As a new office in a new area of librarianship, DRS is somewhat unique and unfettered by tradition and long-established departmental rules or guidelines. This freedom allowed me to blaze my own path in projects, and be part of a creative support network spreading across campus. I jumped onto as many projects as I feasibly could, and covered a pretty wide spread. Over the year, I worked on things ranging from metadata entry to drafting a digital humanities strategic plan for FSU Libraries, to digital publishing. Here’s some of the highlights.
Internship, Fall 2015:
This semester was dedicated to learning how librarians worked in the research process of universities, and understanding the state of digital scholarship as a discipline.
- Il Secolo metadata – The very first week working for Micah and DRS, I was assigned some “proper intern work” – cleaning up metadata records for a 19th-Century Italian newspaper housed in the FSU Digital Library. This was my first introduction to digital library systems, and despite Micah’s efforts to relegate me to Data Entry Intern, I used the experience to explore the guts of Islandora.
- Digital Bibliography project – This started out as a simple faculty request for the management and display of a bibliography online. After researching possibilities, I developed a (semi-)functional prototype, which can be viewed here. The faculty member liked it enough to pitch it to DRS’s upcoming Project Enhancement Network and Incubator (PEN and Inc.) program for full development support!
- Digital Scholarship Symposium!
- I learned the ropes of Voyant, a text-analysis tool, and assisted Abby Scheel, Humanities Librarian, with her workshop. We played with different visualizations from the North American Slave Narratives
- I was also introduced to Tableau and CartoDB, providing cool entry points into mapping that I now have in my quiver of tools.
- I took the initiative to develop a Digital Humanities Strategic Plan, outlining how FSU Libraries might develop services and support infrastructure to support non-STEM researchers doing digital scholarship. After interviewing a handful of faculty who were already heavily involved with digital humanities research at FSU on what they would like to see, I drafted and presented this plan, which is under consideration and has been (I’m told) used as the framework for future support plans! This was a huge experience for me.
- Acronym/abbreviation research: I had briefly heard of some of the alphabet-soup of topics DRS worked with on a daily-basis, but to go from recognizing to being able to knowledgeably talk about OA, TEI, DataViz, GIS, CC, Digischol, DH, TaDiRah, DiRT, R, and all the names of tools and processes that are thrown around took a goodly chunk of the first few months of my time. There is a serious reliance on jargon in the office, and it took a while to really be able to keep up! Micah also likes to coin business-y sounding new buzzwords for fun, which is weird – “coordinize”? “re:mergence”? I fought him on this a few times. It was a good time.
- Scalar, Zotero, Slack – Among the dozens of other tools I was exposed to I spent the most with these three. Scalar and Zotero because of the bibliography project I was working on, but Slack was a great way to communicate with the team outside of my in-person hours and really helped with feeling like I was connected to and a part of the office. Being able to send emoji in “work” correspondence was also pretty cool.

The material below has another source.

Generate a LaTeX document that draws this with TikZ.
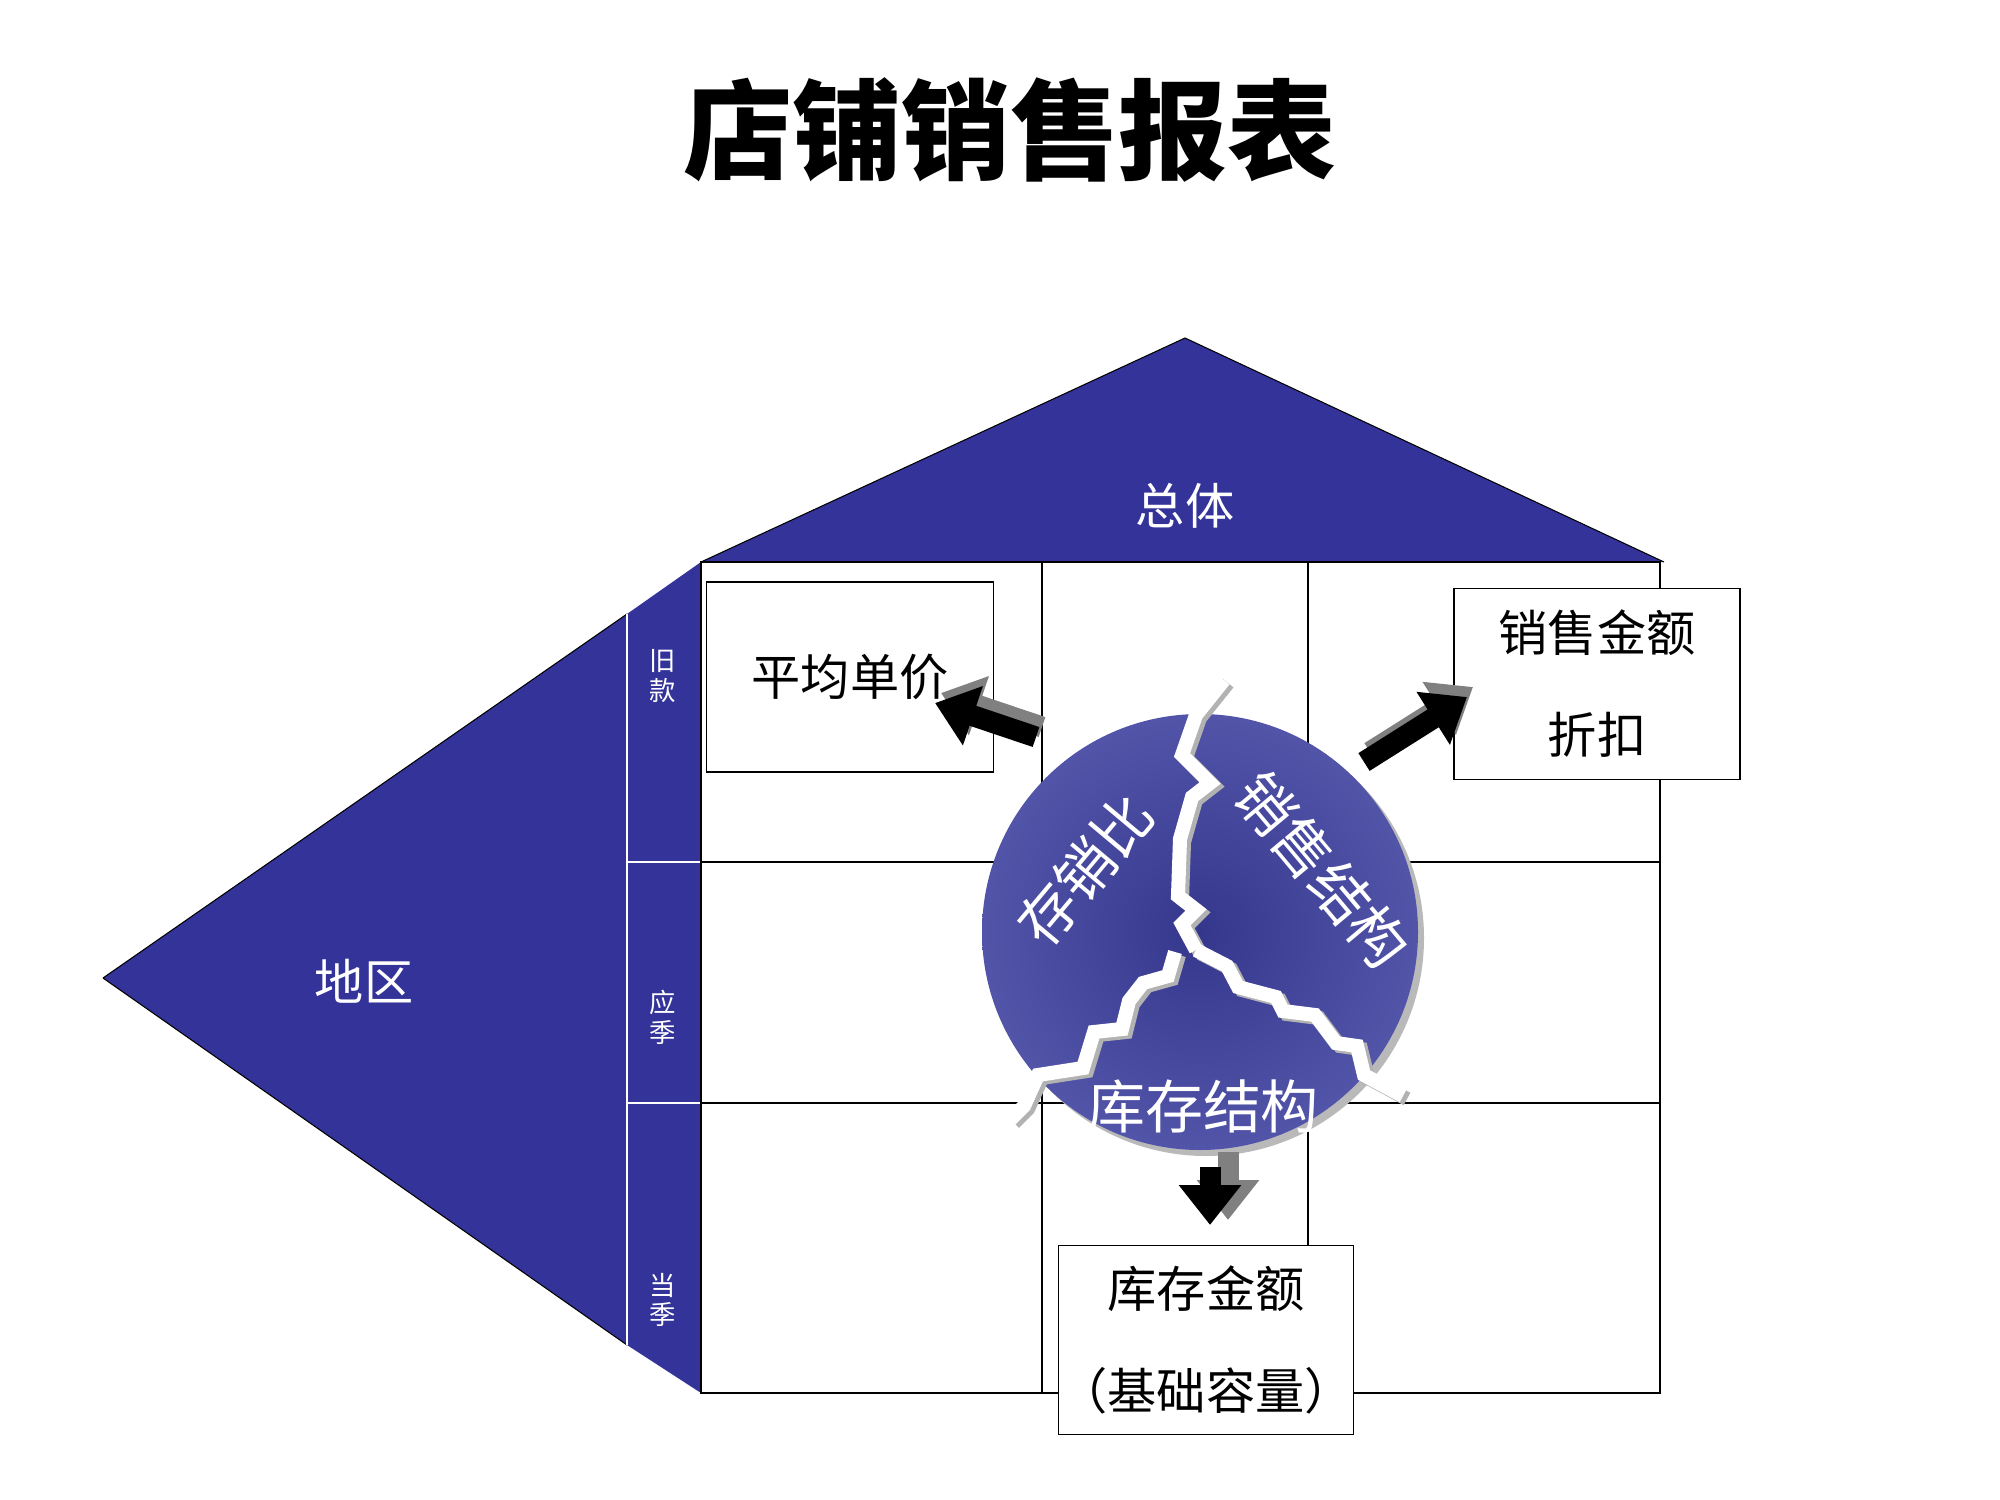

- Signed on for Internship Part 2! As December rapidly approached, I realized I wasn’t where I wanted to be with the completion of some of the projects I had spearheaded, and I asked the team if they wouldn’t mind if I stuck around for just a little bit longer so I could wrap things up as best I could. This set the stage for Internship, Part Deux.

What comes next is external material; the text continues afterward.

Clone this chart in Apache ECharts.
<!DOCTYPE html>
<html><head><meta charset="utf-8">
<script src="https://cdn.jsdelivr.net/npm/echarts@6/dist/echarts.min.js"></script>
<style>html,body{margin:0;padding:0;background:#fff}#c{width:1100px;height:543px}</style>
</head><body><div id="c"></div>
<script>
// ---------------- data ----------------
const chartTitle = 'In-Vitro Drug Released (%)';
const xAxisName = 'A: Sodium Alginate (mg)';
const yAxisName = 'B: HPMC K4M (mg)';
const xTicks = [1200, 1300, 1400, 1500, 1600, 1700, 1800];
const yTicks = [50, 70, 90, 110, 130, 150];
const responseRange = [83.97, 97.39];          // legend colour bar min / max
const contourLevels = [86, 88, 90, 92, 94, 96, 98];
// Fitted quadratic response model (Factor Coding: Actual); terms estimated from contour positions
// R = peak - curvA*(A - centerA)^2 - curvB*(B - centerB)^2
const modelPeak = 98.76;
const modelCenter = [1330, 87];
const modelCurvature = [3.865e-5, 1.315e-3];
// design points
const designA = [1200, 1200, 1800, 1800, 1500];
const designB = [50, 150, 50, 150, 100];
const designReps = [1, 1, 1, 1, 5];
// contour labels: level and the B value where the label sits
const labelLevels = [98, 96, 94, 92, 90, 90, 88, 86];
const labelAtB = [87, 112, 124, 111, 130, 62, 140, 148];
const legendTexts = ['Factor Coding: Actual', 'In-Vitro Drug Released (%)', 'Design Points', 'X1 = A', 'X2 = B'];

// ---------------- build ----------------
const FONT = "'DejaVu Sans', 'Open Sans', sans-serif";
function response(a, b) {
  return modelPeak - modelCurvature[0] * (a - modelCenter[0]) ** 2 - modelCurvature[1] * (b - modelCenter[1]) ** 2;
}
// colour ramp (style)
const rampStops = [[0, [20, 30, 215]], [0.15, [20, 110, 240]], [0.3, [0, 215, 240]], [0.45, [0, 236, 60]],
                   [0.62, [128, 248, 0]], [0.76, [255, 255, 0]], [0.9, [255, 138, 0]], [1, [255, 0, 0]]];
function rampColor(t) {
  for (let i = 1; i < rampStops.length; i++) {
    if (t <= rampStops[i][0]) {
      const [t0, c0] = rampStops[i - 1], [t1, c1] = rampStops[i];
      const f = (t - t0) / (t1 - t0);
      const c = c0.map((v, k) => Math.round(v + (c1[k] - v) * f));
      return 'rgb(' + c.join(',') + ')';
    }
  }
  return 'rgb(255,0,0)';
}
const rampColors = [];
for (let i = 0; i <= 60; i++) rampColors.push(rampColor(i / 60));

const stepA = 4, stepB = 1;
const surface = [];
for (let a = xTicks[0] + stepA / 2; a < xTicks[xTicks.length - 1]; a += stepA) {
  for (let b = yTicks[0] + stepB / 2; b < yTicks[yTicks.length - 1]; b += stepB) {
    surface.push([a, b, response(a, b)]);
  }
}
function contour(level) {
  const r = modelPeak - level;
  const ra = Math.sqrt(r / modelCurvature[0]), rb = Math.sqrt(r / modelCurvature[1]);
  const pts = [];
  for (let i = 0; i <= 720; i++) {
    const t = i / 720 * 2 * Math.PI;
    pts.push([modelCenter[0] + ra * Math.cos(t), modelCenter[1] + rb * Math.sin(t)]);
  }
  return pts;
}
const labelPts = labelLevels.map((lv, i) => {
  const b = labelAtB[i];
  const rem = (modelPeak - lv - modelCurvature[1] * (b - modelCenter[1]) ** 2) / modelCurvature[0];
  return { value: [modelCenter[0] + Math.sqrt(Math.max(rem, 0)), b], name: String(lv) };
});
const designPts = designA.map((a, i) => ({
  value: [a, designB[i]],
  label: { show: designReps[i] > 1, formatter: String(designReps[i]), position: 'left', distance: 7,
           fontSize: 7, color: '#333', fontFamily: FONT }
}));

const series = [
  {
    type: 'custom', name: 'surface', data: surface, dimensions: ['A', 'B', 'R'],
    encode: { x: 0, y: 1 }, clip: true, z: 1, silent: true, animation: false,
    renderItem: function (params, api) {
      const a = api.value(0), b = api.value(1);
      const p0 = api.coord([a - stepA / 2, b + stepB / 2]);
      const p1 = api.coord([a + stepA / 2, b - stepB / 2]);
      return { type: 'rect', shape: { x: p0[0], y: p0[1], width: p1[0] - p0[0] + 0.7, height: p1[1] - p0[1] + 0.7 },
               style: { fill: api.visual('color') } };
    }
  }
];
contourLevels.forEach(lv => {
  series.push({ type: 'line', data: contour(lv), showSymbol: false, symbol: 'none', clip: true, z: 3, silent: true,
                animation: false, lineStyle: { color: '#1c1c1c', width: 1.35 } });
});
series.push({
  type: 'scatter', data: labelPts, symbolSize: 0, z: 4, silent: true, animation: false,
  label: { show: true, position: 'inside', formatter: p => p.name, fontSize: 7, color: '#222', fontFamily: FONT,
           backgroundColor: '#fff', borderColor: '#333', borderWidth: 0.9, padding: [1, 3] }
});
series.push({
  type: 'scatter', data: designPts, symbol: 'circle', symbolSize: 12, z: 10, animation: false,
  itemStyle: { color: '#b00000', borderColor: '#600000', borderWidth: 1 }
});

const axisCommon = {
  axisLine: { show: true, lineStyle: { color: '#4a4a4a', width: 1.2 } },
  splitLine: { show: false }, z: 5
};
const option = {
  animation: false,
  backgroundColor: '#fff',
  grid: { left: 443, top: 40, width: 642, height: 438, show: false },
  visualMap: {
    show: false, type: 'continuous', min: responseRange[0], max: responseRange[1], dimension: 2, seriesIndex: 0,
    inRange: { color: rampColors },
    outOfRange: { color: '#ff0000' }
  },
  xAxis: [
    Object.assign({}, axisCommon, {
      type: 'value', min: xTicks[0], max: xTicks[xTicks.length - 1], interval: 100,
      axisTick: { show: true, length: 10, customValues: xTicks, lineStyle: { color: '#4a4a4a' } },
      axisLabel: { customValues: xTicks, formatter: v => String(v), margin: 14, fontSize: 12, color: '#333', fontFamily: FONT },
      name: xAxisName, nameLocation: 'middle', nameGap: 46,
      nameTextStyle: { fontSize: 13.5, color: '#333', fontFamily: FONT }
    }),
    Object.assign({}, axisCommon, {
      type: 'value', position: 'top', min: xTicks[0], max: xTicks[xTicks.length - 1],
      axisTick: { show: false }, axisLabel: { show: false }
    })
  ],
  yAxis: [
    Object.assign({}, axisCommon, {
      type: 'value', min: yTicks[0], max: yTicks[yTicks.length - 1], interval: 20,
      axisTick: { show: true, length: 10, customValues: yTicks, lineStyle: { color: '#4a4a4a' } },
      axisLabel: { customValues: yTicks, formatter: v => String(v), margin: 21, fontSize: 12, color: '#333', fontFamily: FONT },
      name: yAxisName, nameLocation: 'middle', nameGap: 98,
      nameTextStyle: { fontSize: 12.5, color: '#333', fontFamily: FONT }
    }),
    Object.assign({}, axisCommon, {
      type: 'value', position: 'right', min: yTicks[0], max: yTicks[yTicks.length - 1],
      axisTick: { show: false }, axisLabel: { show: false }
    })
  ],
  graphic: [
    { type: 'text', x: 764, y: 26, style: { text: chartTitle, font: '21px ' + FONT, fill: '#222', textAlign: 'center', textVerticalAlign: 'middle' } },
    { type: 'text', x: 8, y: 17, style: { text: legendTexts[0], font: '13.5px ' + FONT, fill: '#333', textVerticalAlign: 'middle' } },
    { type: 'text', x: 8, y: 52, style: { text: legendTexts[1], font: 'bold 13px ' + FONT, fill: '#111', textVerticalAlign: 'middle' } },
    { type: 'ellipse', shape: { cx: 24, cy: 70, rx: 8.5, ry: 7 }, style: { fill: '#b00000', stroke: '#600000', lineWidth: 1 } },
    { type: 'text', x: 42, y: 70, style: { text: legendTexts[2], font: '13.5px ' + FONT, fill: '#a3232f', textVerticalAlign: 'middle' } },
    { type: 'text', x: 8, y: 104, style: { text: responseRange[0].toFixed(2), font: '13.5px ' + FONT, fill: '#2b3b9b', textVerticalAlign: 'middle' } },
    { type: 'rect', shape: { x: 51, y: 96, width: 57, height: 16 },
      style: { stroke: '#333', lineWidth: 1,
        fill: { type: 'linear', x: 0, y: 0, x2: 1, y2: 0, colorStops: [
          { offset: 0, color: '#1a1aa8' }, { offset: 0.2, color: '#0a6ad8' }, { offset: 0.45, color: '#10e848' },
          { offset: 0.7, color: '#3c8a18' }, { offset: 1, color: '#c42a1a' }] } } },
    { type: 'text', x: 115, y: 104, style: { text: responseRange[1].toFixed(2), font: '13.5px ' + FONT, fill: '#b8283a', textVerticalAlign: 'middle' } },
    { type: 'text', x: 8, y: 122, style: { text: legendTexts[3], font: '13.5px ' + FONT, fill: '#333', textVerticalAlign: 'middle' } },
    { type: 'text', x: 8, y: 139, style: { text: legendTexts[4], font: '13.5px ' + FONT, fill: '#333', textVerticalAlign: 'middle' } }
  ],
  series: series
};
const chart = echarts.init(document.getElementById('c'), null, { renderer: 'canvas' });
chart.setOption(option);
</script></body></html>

Internship, Part 2: The Internship Strikes Back
- Percolator – When Sarah Stanley joined the team in November, she brought a ton of cool ideas to the table, one of which was having an open space and time for anyone to come discuss digital projects. I loved the idea because it put the library center stage as a valuable part of the scholarship process (something that I’ve come to feel very strongly about being a Good Thing To Do). We started hosting the Percolator every Wednesday 3p-5p, and this is where I spent most of my intern time. These meetings were absolutely amazing introductions to new ideas and tools. For example, I:
- learned how to use TEI to encode a 19th Century cookbook with elements that could be referenced and queried in corpus searches;
- looked at ArcGIS projects to see socio-economical divides in food availability between greengrocers and fast-food shops
- Publish or Perish: Conversations on Academic Publishing and the Institute on Copyright in Higher Education – in February, I took a few days off from my real job to attend these fantastic events hosted by the library on the topics of publishing and copyright. I can’t say nearly enough about how amazing the speakers were or how much I learned from taking part in the conversations that happened those two days, but I am incredibly grateful I got the chance to attend and learn so much.

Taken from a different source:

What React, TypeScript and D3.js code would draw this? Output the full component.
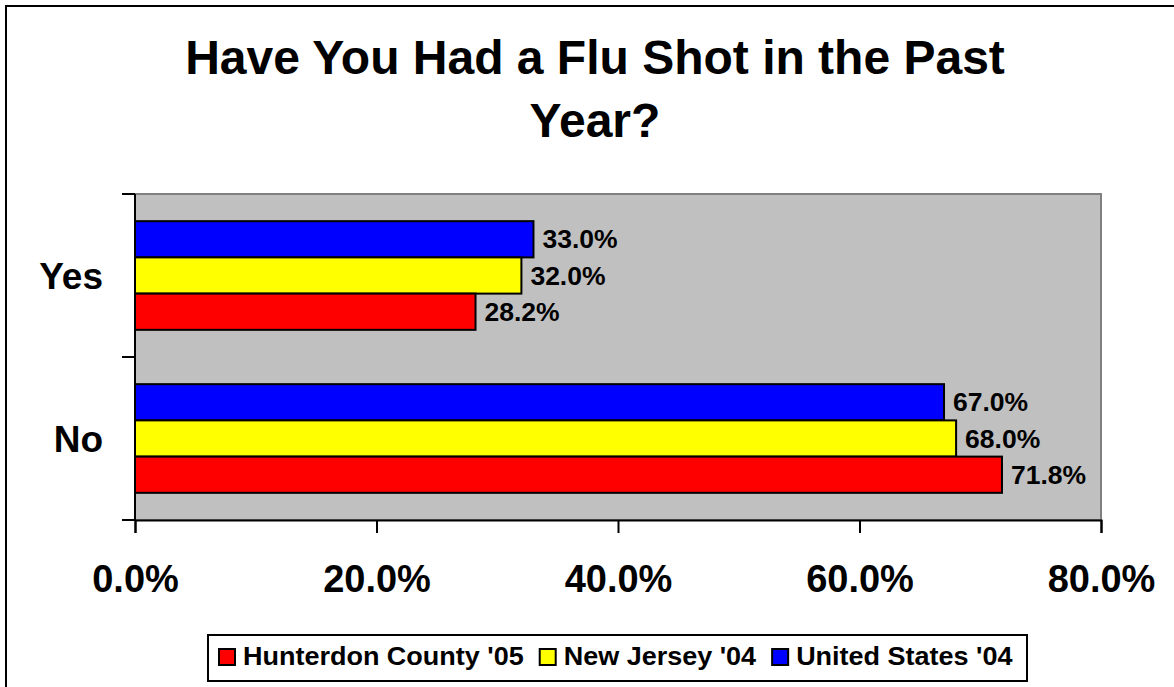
import React, { useEffect, useRef } from "react";
import * as d3 from "d3";

const titleLines = ["Have You Had a Flu Shot in the Past", "Year?"];
const categories = ["Yes", "No"];
const seriesNames = ["Hunterdon County '05", "New Jersey '04", "United States '04"];
const seriesColors = ["#FF0000", "#FFFF00", "#0000FF"];
const hunterdon = [28.2, 71.8];
const newJersey = [32.0, 68.0];
const unitedStates = [33.0, 67.0];
const xTicks = [0, 20, 40, 60, 80];

const W = 1174;
const H = 687;
const FONT = "'Liberation Sans', Arial, Helvetica, sans-serif";

export default function App() {
  const ref = useRef<SVGSVGElement | null>(null);

  useEffect(() => {
    const svg = d3.select(ref.current);
    svg.selectAll("*").remove();

    const seriesValues = [hunterdon, newJersey, unitedStates];
    const plot = { left: 135, right: 1101, top: 194, bottom: 520 };

    // outer frame
    svg.append("rect").attr("x", 6).attr("y", 6).attr("width", 1180).attr("height", 700)
      .attr("fill", "#fff").attr("stroke", "#000").attr("stroke-width", 2);

    // title
    svg.append("text").attr("x", 595).attr("y", 74).attr("text-anchor", "middle")
      .attr("font-family", FONT).attr("font-weight", "bold").attr("font-size", 48)
      .text(titleLines[0]);
    svg.append("text").attr("x", 595).attr("y", 137).attr("text-anchor", "middle")
      .attr("font-family", FONT).attr("font-weight", "bold").attr("font-size", 48)
      .text(titleLines[1]);

    const x = d3.scaleLinear().domain([0, 80]).range([plot.left, plot.right]);
    const y = d3.scaleBand<string>().domain(categories).range([plot.top, plot.bottom]).padding(0);
    // bar order top -> bottom: United States, New Jersey, Hunterdon
    const order = [2, 1, 0];
    const inner = d3.scaleBand<number>().domain(order).range([0, y.step()])
      .paddingInner(0).paddingOuter(0.75);

    // plot area
    svg.append("rect").attr("x", plot.left).attr("y", plot.top)
      .attr("width", plot.right - plot.left).attr("height", plot.bottom - plot.top)
      .attr("fill", "#C0C0C0").attr("stroke", "#808080").attr("stroke-width", 2);

    // bars
    categories.forEach((cat, ci) => {
      order.forEach((si) => {
        const v = seriesValues[si][ci];
        const y0 = (y(cat) as number) + (inner(si) as number);
        const bh = inner.bandwidth();
        svg.append("rect").attr("x", x(0)).attr("y", y0)
          .attr("width", x(v) - x(0)).attr("height", bh)
          .attr("fill", seriesColors[si]).attr("stroke", "#000").attr("stroke-width", 2);
        svg.append("text").attr("x", x(v) + 9).attr("y", y0 + bh / 2 + 9)
          .attr("font-family", FONT).attr("font-weight", "bold").attr("font-size", 26.5)
          .text(d3.format(".1f")(v) + "%");
      });
    });

    // x axis
    const xa = svg.append("g").attr("transform", `translate(0,${plot.bottom})`)
      .call(d3.axisBottom(x).tickValues(xTicks).tickSize(13).tickPadding(32)
        .tickFormat((d: any) => d3.format(".1f")(d) + "%"));
    xa.select(".domain").attr("stroke", "#000").attr("stroke-width", 2);
    xa.selectAll(".tick line").attr("stroke", "#000").attr("stroke-width", 2);
    xa.selectAll(".tick text").attr("font-family", FONT).attr("font-weight", "bold")
      .attr("font-size", 38).attr("fill", "#000");

    // y axis
    svg.append("line").attr("x1", plot.left).attr("x2", plot.left)
      .attr("y1", plot.top).attr("y2", plot.bottom).attr("stroke", "#000").attr("stroke-width", 2);
    const boundaries = [...categories.map((c) => y(c) as number), plot.bottom];
    boundaries.forEach((b) => {
      svg.append("line").attr("x1", plot.left - 13).attr("x2", plot.left)
        .attr("y1", b).attr("y2", b).attr("stroke", "#000").attr("stroke-width", 2);
    });
    categories.forEach((cat) => {
      svg.append("text").attr("x", 103).attr("y", (y(cat) as number) + y.bandwidth() / 2 + 13)
        .attr("text-anchor", "end").attr("font-family", FONT).attr("font-weight", "bold")
        .attr("font-size", 37).text(cat);
    });

    // legend
    const lg = { left: 208, top: 635, right: 1027, bottom: 681 };
    svg.append("rect").attr("x", lg.left).attr("y", lg.top)
      .attr("width", lg.right - lg.left).attr("height", lg.bottom - lg.top)
      .attr("fill", "#fff").attr("stroke", "#000").attr("stroke-width", 2);
    let cx = 219;
    const stretch = 1.08;
    seriesNames.forEach((name, i) => {
      svg.append("rect").attr("x", cx).attr("y", 649).attr("width", 16).attr("height", 16)
        .attr("fill", seriesColors[i]).attr("stroke", "#000").attr("stroke-width", 2);
      const tx = cx + 24;
      const t = svg.append("text").attr("x", 0).attr("y", 0)
        .attr("transform", `translate(${tx},665) scale(${stretch},1)`)
        .attr("font-family", FONT).attr("font-weight", "bold").attr("font-size", 25)
        .text(name);
      const w = (t.node() as SVGTextElement).getComputedTextLength() * stretch;
      cx = tx + w + 16;
    });
  }, []);

  return (
    <svg ref={ref} width={W} height={H}
      style={{ position: "absolute", left: 0, top: 0, background: "#fff" }} />
  );
}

- Proposed and presented at THATCamp Florida! – This was one of the cooler experiences I had in my internship year, for a bunch of different reasons. The biggest is that this “un-conference” was really the first time I felt like I knew enough about digital scholarship stuff to talk knowledgeably about it and not feel like I was faking it. My proposed session there was supposed to be a conversation about funding and research and libraries, but it ended up with me just talking about how things work at FSU (as I understand them). This was fine and well and good, and still a fantastic experience, but my main takeaways from this conference came from outside my own session.
- Proposed (and was accepted to present) a paper at the 2016 Keystone Digital Humanities conference with Sarah! – Because my traditional academic background (Classics/Latin) values papers and conferences so highly, I feel like this acceptance (and the super awesome paper we’re going to present) is the encapsulation of my accomplishments in the internship. Talking about funding and digital humanities at a conference with notable and highly-respected players in the digital humanities fields is beyond anything I could have expected when I joined the team last summer, and I think it’s rather fitting that it’ll be a year after my original R&D meeting. I am beyond excited about this opportunity, and I can’t wait until June!